Kaimi at Tutissima Cassis points out, however, that several journals cannot be submitted to via ExpressO, including but not limited to:

Alabama Law Review
Cardozo Law Review
Connecticut Law Review
George Mason Law Review
Georgia Law Review
North Carolina Law Review
Notre Dame Law Review
Ohio State Law Journal
Tennessee Law Review
U.C. Davis Law Review
University of Colorado Law Review
University of Miami Law Review
Washington Law Review

This leads me to offer four pieces of advice:

  1. As I mentioned above, submit via ExpressO.
  2. If you want to be thorough, remember to submit to the above journals (many of which are in the Top 50) on paper.
  3. If you’re an editor at one of the above journals, get on the ExpressO list, or else you’re going to lose out on a lot of submissions.

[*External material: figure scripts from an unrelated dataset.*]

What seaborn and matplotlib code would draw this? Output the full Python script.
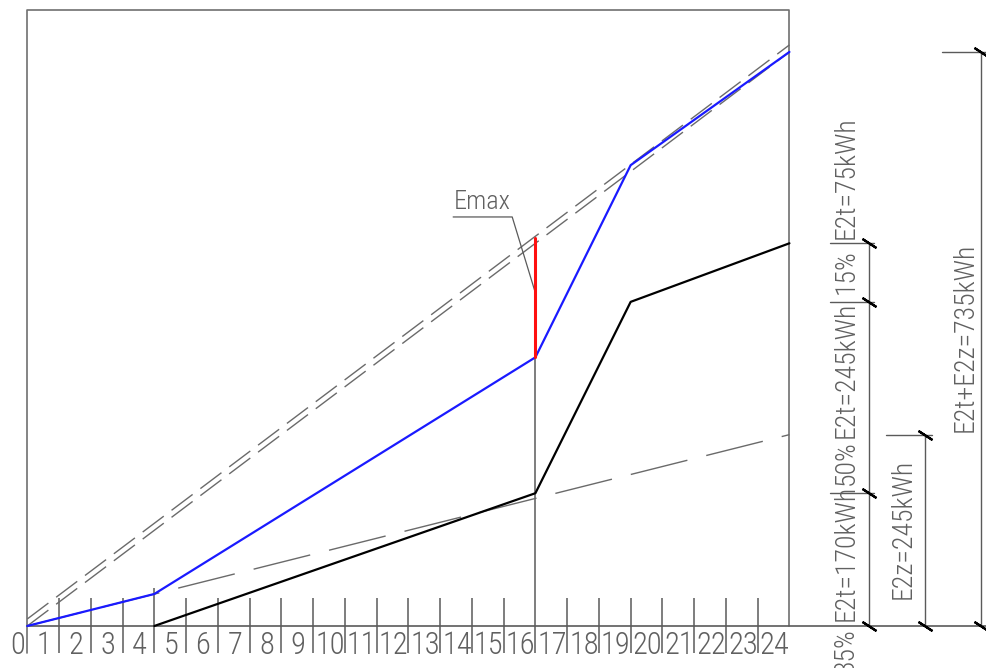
import matplotlib
matplotlib.use('Agg')
import numpy as np
import pandas as pd
import matplotlib.pyplot as plt
import seaborn as sns
from matplotlib import font_manager

# data (hours / kWh)
hour_labels = [str(h) for h in range(25)]
blue_hours = [0, 4, 16, 19, 24]
blue_kwh = [0, 41, 344, 590, 735]
black_hours = [4, 16, 19, 24]
black_kwh = [0, 170, 415, 490]
e2z_hours = [0, 24]
e2z_kwh = [0, 245]
total_hours = [0, 24]
total_kwh = [0, 735]
total_kwh_upper = [9, 744]
emax_hour = 16
emax_low = 344
emax_high = 497
e2t_parts = [170, 245, 75]
e2t_pct = ['35%', '50%', '15%']
e2z_total = 245
e2_total = 735

sns.set_style('white')
installed = {f.name for f in font_manager.fontManager.ttflist}
fams = [f for f in ['Roboto Condensed', 'Liberation Sans Narrow'] if f in installed] + ['DejaVu Sans']
plt.rcParams['font.family'] = fams

GRAY = '#5a5a5a'
TXT = '#606060'
FRAME = '#707070'

fig = plt.figure(figsize=(9.86, 6.68), dpi=100)
ax = fig.add_axes([0, 0, 1, 1])
ax.set_xlim(-0.86, 30.19)
ax.set_ylim(-53.8, 801.5)
ax.axis('off')

top_e = 788.7

# frame
ax.plot([0, 0, 24, 24], [-35, top_e, top_e, 0], color=FRAME, lw=1.2, zorder=1)
# base line through the whole drawing
ax.plot([0, 30.2], [0, 0], color=GRAY, lw=1.2, zorder=1)

# hour ticks
tick_top = [36] * 24
tick_top[4] = 48
tick_top[16] = emax_low
ax.vlines(range(1, 24), -35, tick_top[1:], color=GRAY, lw=1.1, zorder=1)
for h, lab in enumerate(hour_labels):
    xpos = -0.3 if h == 0 else h - 0.47
    ax.text(xpos, -25, lab, ha='center', va='center', fontsize=22,
            color=TXT, fontweight='light')

# dashed reference lines
sns.lineplot(x=total_hours, y=total_kwh, ax=ax, color='#6a6a6a', lw=1.0, zorder=2)
ax.lines[-1].set_dashes([19, 7])
sns.lineplot(x=total_hours, y=total_kwh_upper, ax=ax, color='#6a6a6a', lw=1.0, zorder=2)
ax.lines[-1].set_dashes([19, 7])
sns.lineplot(x=e2z_hours, y=e2z_kwh, ax=ax, color='#6a6a6a', lw=1.0, zorder=2)
ax.lines[-1].set_dashes([42, 14])

# main curves
sns.lineplot(x=black_hours, y=black_kwh, ax=ax, color='black', lw=1.6, sort=False, zorder=3)
sns.lineplot(x=blue_hours, y=blue_kwh, ax=ax, color='#1a1aff', lw=1.6, sort=False, zorder=4)
ax.plot([emax_hour, emax_hour], [emax_low, emax_high], color='#ff1010', lw=2.2, zorder=5)

# Emax label with leader
ax.plot([13.41, 15.27, 16.02], [523.7, 523.7, 423.8], color=GRAY, lw=0.9, zorder=3)
ax.text(13.42, 527, 'Emax', ha='left', va='bottom', fontsize=19, color=TXT,
        fontweight='light')

# dimension lines on the right
tick_marker = (2, 2, 57)
levels = np.cumsum([0] + e2t_parts)
d1 = 26.51
ax.plot([d1, d1], [0, levels[-1]], color=GRAY, lw=1.0)
for lv in levels[1:]:
    ax.plot([25.28, 26.65], [lv, lv], color=GRAY, lw=1.0)
ax.plot([d1] * len(levels), levels, ls='none', marker=tick_marker, ms=12,
        mec='black', mew=1.6)
txt_pos = [93.5, 328, 573.6]
pct_pos = [-32, 209, 454]
for part, pct, tp, pp in zip(e2t_parts, e2t_pct, txt_pos, pct_pos):
    ax.text(25.8, tp, f'E2t={part}kWh', rotation=90, ha='center', va='center',
            fontsize=20, color=TXT, fontweight='light')
    ax.text(25.8, pp, pct, rotation=90, ha='center', va='center',
            fontsize=20, color=TXT, fontweight='light')

d2 = 28.27
ax.plot([d2, d2], [0, e2z_total], color=GRAY, lw=1.0)
ax.plot([27.04, 28.49], [e2z_total, e2z_total], color=GRAY, lw=1.0)
ax.plot([d2, d2], [0, e2z_total], ls='none', marker=tick_marker, ms=12,
        mec='black', mew=1.6)
ax.text(27.57, 124, f'E2z={e2z_total}kWh', rotation=90, ha='center', va='center',
        fontsize=20, color=TXT, fontweight='light')

d3 = 30.04
ax.plot([d3, d3], [0, e2_total], color=GRAY, lw=1.0)
ax.plot([28.81, 30.25], [e2_total, e2_total], color=GRAY, lw=1.0)
ax.plot([d3, d3], [0, e2_total], ls='none', marker=tick_marker, ms=12,
        mec='black', mew=1.6)
ax.text(29.53, 369, f'E2t+E2z={e2_total}kWh', rotation=90, ha='center', va='center',
        fontsize=20, color=TXT, fontweight='light')

fig.savefig('out.png', dpi=100)
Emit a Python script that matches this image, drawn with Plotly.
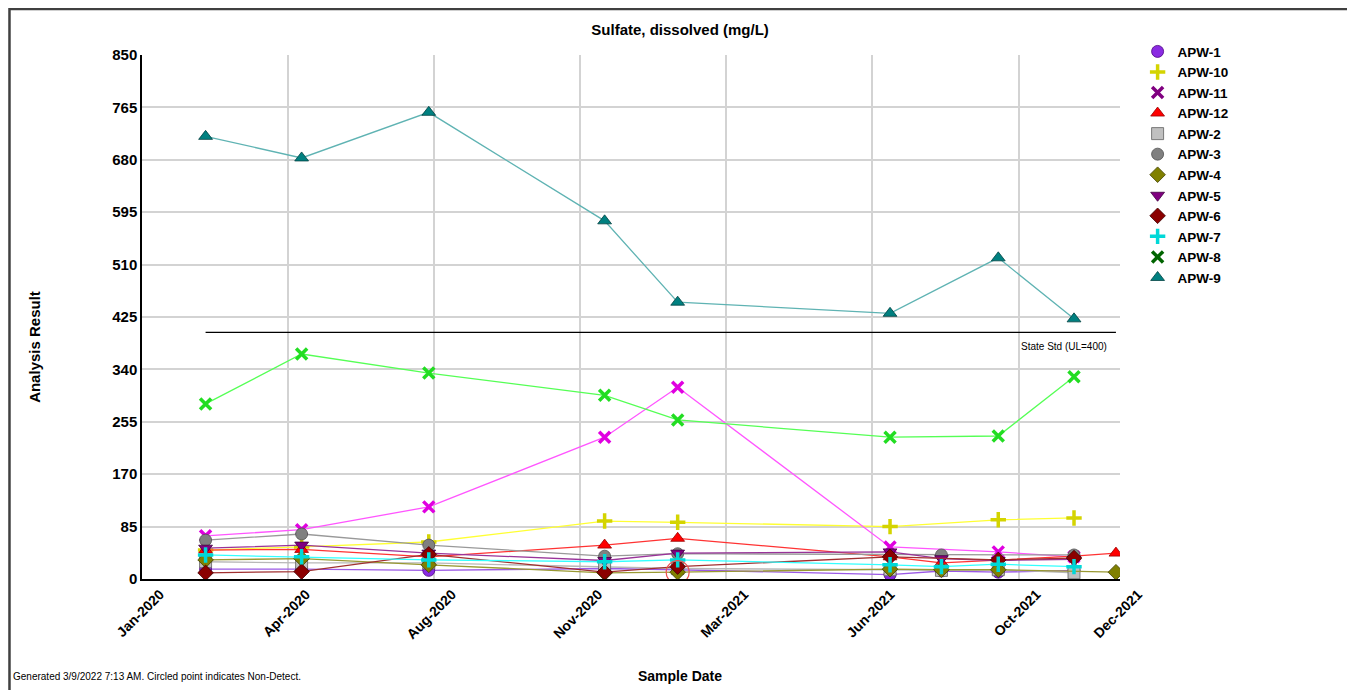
import plotly.graph_objects as go

# sample dates
d = ['2020-02-17', '2020-04-28', '2020-07-31', '2020-12-08', '2021-01-31',
     '2021-07-07', '2021-08-14', '2021-09-25', '2021-11-20', '2021-12-21']

apw1_x = [d[0], d[1], d[2], d[3], d[4], d[5], d[6], d[7], d[8]]
apw1_y = [16, 16, 14, 17, 15, 7, 13, 11, 14]
apw10_x = [d[0], d[1], d[2], d[3], d[4], d[5], d[7], d[8]]
apw10_y = [47, 52, 60, 94, 92, 85, 96, 99]
apw11_x = [d[0], d[1], d[2], d[3], d[4], d[5], d[7], d[8]]
apw11_y = [70, 80, 117, 230, 311, 52, 44, 36]
apw12_x = [d[0], d[1], d[2], d[3], d[4], d[5], d[6], d[8], d[9]]
apw12_y = [47, 48, 36, 55, 66, 36, 26, 37, 42]
apw2_x = [d[0], d[1], d[2], d[3], d[4], d[5], d[6], d[7], d[8]]
apw2_y = [28, 26, 26, 20, 17, 15, 14, 15, 10]
apw3_x = [d[0], d[1], d[2], d[3], d[4], d[6], d[8]]
apw3_y = [63, 73, 55, 37, 41, 39, 39]
apw4_x = [d[0], d[1], d[2], d[3], d[4], d[5], d[6], d[7], d[9]]
apw4_y = [31, 33, 23, 10, 11, 16, 15, 15, 11]
apw5_x = [d[0], d[1], d[2], d[3], d[4], d[5], d[6], d[7], d[8]]
apw5_y = [50, 55, 42, 30, 42, 44, 33, 30, 32]
apw6_x = [d[0], d[1], d[2], d[3], d[4], d[5], d[7], d[8]]
apw6_y = [10, 12, 40, 11, 20, 36, 31, 34]
apw7_x = [d[0], d[1], d[2], d[3], d[4], d[5], d[6], d[7], d[8]]
apw7_y = [39, 36, 31, 28, 31, 23, 20, 24, 20]
apw8_x = [d[0], d[1], d[2], d[3], d[4], d[5], d[7], d[8]]
apw8_y = [284, 365, 334, 298, 258, 230, 232, 328]
apw9_x = [d[0], d[1], d[2], d[3], d[4], d[5], d[7], d[8]]
apw9_y = [718, 683, 757, 581, 449, 431, 521, 422]

# non-detect (APW-4)
nd_x = [d[4]]
nd_y = [11]

state_std = 400
std_x = [d[0], d[9]]

tick_dates = ['2020-01-01', '2020-04-18', '2020-08-04', '2020-11-20',
              '2021-03-08', '2021-06-24', '2021-10-10', '2021-12-24']
tick_text = ['Jan-2020', 'Apr-2020', 'Aug-2020', 'Nov-2020',
             'Mar-2021', 'Jun-2021', 'Oct-2021', 'Dec-2021']

wells = [
    ('APW-1', apw1_x, apw1_y, 'circle', '#8a2be2', '#9b59e6', '#4b0082'),
    ('APW-10', apw10_x, apw10_y, 'cross-thin', '#d4d400', '#ffff33', '#666600'),
    ('APW-11', apw11_x, apw11_y, 'x-thin', '#e000e0', '#ff55ff', '#800080'),
    ('APW-12', apw12_x, apw12_y, 'triangle-up', '#ff0000', '#ff3333', '#990000'),
    ('APW-2', apw2_x, apw2_y, 'square', '#c0c0c0', '#b8b8b8', '#606060'),
    ('APW-3', apw3_x, apw3_y, 'circle', '#808080', '#999999', '#505050'),
    ('APW-4', apw4_x, apw4_y, 'diamond', '#808000', '#999933', '#404000'),
    ('APW-5', apw5_x, apw5_y, 'triangle-down', '#800080', '#993399', '#400040'),
    ('APW-6', apw6_x, apw6_y, 'diamond', '#8b0000', '#a03030', '#400000'),
    ('APW-7', apw7_x, apw7_y, 'cross-thin', '#00d8d8', '#33ffff', '#008080'),
    ('APW-8', apw8_x, apw8_y, 'x-thin', '#22dd22', '#55ff55', '#006400'),
    ('APW-9', apw9_x, apw9_y, 'triangle-up', '#008080', '#5fb3b3', '#004040'),
]


def marker_for(sym, mc, oc, legend=False):
    if sym.endswith('-thin'):
        col = oc if legend and sym.startswith('x') else mc
        return dict(symbol=sym, size=11, color=col, line=dict(color=col, width=3.5))
    return dict(symbol=sym, size=12, color=mc, line=dict(color=oc, width=0.8))


fig = go.Figure()
for name, xs, ys, sym, mc, lc, oc in wells:
    fig.add_trace(go.Scatter(
        x=xs, y=ys, name=name, mode='lines+markers', showlegend=False,
        line=dict(color=lc, width=1.3), marker=marker_for(sym, mc, oc)))

# legend entries show the symbol only
for name, xs, ys, sym, mc, lc, oc in wells:
    fig.add_trace(go.Scatter(x=[None], y=[None], name=name, mode='markers',
                             marker=marker_for(sym, mc, oc, legend=True)))

fig.add_trace(go.Scatter(x=std_x, y=[state_std, state_std], mode='lines', showlegend=False,
                         line=dict(color='black', width=1.2)))

fig.add_trace(go.Scatter(x=nd_x, y=nd_y, mode='markers', showlegend=False,
                         marker=dict(symbol='circle-open', size=23, color='#f05050',
                                     line=dict(width=1.2))))

bold = dict(family='Arial, Liberation Sans', color='black', weight='bold')
plain = dict(family='Arial, Liberation Sans', color='black')

fig.update_layout(
    width=1355, height=690,
    margin=dict(l=134, r=243, t=47, b=119),
    paper_bgcolor='white', plot_bgcolor='white',
    title=dict(text='Sulfate, dissolved (mg/L)', x=0.496, xanchor='center',
               y=1 - 22 / 690, yanchor='middle', font=dict(size=15, **bold)),
    legend=dict(x=1.018, y=1.036, xanchor='left', yanchor='top',
                font=dict(size=13.5, **bold), tracegroupgap=0, itemwidth=30),
    showlegend=True,
)

fig.update_xaxes(type='date', range=['2020-01-01', '2021-12-24'],
                 tickvals=tick_dates, ticktext=tick_text, tickangle=-45,
                 tickfont=dict(size=14, **bold), ticklabelshift=18,
                 showgrid=True, gridcolor='#d3d3d3', gridwidth=1.5,
                 showline=True, linecolor='black', linewidth=1.5, zeroline=False)
fig.update_yaxes(range=[0, 850], dtick=85, tick0=0,
                 tickfont=dict(size=15, **bold),
                 showgrid=True, gridcolor='#d3d3d3', gridwidth=1.5,
                 showline=True, linecolor='black', linewidth=1.5, zeroline=False)

fig.add_annotation(text='Analysis Result', textangle=-90, xref='paper', yref='paper',
                   x=-0.1094, y=0.443, xanchor='center', yanchor='middle',
                   showarrow=False, font=dict(size=15, **bold))
fig.add_annotation(text='Sample Date', xref='paper', yref='paper',
                   x=0.55, y=-0.185, xanchor='center', yanchor='middle',
                   showarrow=False, font=dict(size=14, **bold))
fig.add_annotation(text='Generated 3/9/2022 7:13 AM. Circled point indicates Non-Detect.',
                   xref='paper', yref='paper', x=-0.134, y=-0.187, xanchor='left',
                   yanchor='middle', showarrow=False, font=dict(size=10, **plain))
fig.add_annotation(text='State Std (UL=400)', xref='paper', yref='y', x=0.897, y=state_std,
                   yshift=-14, xanchor='left', showarrow=False, font=dict(size=10, **plain))

# outer frame around the whole chart
fig.add_shape(type='rect', xref='paper', yref='paper', x0=-0.1355, x1=1.234, y0=-0.3, y1=1.0878,
              line=dict(color='#404040', width=2.5), layer='below')

fig.write_html("out.html")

Some people will still submit to you on paper, but other people will just skip you and submit to the other journals.
    The downside is that you’d have to accept electronic submissions; the ExpressO people tell me that they only do paper submissions to a few journals, mostly those in the Top 20 but also a few that I suspect are included for historical reasons. They don’t want to do paper submissions to more journals, even though they charge more for the paper submissions, because they’re short on manpower and doubt that the extra money will let them hire more people (and I assume that they don’t think it’s feasible to hike the paper submission costs much above the $6.50 to cover those extra costs). But while accepting electronic submissions can be something of a hassle (since you’d have to print out copies yourself), it can also prove to be a benefit, since it might let you organize the submissions more easily. And more importantly, I think you need to do that to compete effectively.
  4. Finally, if you’re an editor at one of the journals that get paper submissions (Arizona, California, Columbia, Duke, Emory, Florida, Georgetown, Harvard, Michigan, Minnesota, NYU, Northwestern, Southern California, Stanford, Texas, UCLA, U Chicago, U Pennsylvania, U Pittsburgh, Vanderbilt, and William & Mary), also talk to your people about switching to electronic submissions. True, you do get the submissions in any event, and few people will be stymied by the extra $4.50. But you’ll get them several days after your competitors who get electronic submissions.
    Those competitors may give offers on some articles — likely the hottest ones — just a day or two after they get those articles electronically, and before you even get the paper copies in the mail. That means that when the author tries to shop up to you, you might not be able to respond quickly enough, and you might thus end up losing out on a great article. True, some submitters may adapt to this by using ExpressO to submit to you on paper, and then using it to submit to the other journals electronically a few days later, so it lands in everyone’s e-mailboxes and mailboxes simultaneously. But most submitters won’t do that; and as a result, your competitors will steal a march on you. You’re law students, you’re law review editors, you’re super-competitive, no? So make sure you’re competitive on this.